The Mississippi Museum of Art uses original art, exhibitions, programs and engagements to increase understanding of and inspire new narratives around race and equity in contemporary Mississippi. Our grantee is sharing its learnings in this toolkit, hoping to inspire other art institutions to embark on similar journeys.
Leaders of organizations in Battle Creek representing people of color have launched an initiative called The Village that aims to help their groups work toward achieving racial equity by collaborating to overcome systemic barriers. Organized by the United Way of the Battle Creek and Kalamazoo Region through WKKF’s Catalyzing Community Giving program, The Village works to help people of color gain access to more opportunities via economic development, education, advocacy, health and wellness. 
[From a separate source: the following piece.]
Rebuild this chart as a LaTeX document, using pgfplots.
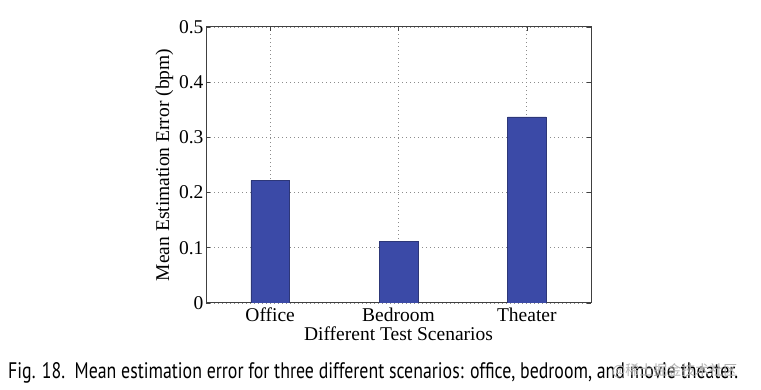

The COVID-19 pandemic exposed the failings of our nation’s child care infrastructure. Drops in enrollment, forced closures, and new health and safety protocols destabilized an already fragile sector. A new report from WKKF grantee National Women’s Law Center examines policy changes that have made it possible for states to adopt and revise child care assistance policies to help families and providers weather the crisis.
A North Carolina judge recently ordered the state to transfer $1.7 billion from its multibillion-dollar budget surplus to fund the first two years of a plan to provide students with their constitutionally guaranteed right to a “sound basic” education. Talk about a long game to get that ruling! It’s been 17 years since the North Carolina Supreme Court ruled the state wasn’t meeting its educational obligations. Shout out to our partner Every Child NC coalition, which helped make this happen, as well Partnership for Equity and Education Rights and Education Law Center, two partners working to support North Carolina and other states working to advance equitable education funding.
Grantee Friends of Matènwa won an Investor Tank pitch competition. The organization will receive a $150,000 prize to support local development in Haiti and access to disaster-resistant housing and home vegetable gardens. WKKF supports Friends of Matènwa’s work to improve educational outcomes as well as enhance and expand the Matènwa Community School model. The winning shelter project is an example of that model’s strong community engagement.
In Mexico, Cuarto Poder reported on the organization of a Día de los Muertos march by grantee Melel Xojobal. The event sought to draw attention to and denounce violence against women and children, as well as the impunity that allows it to continue. WKKF supports Melel Xojobal’s efforts to strengthen protections for children and adolescents in Chiapas by raising awareness and training public officials.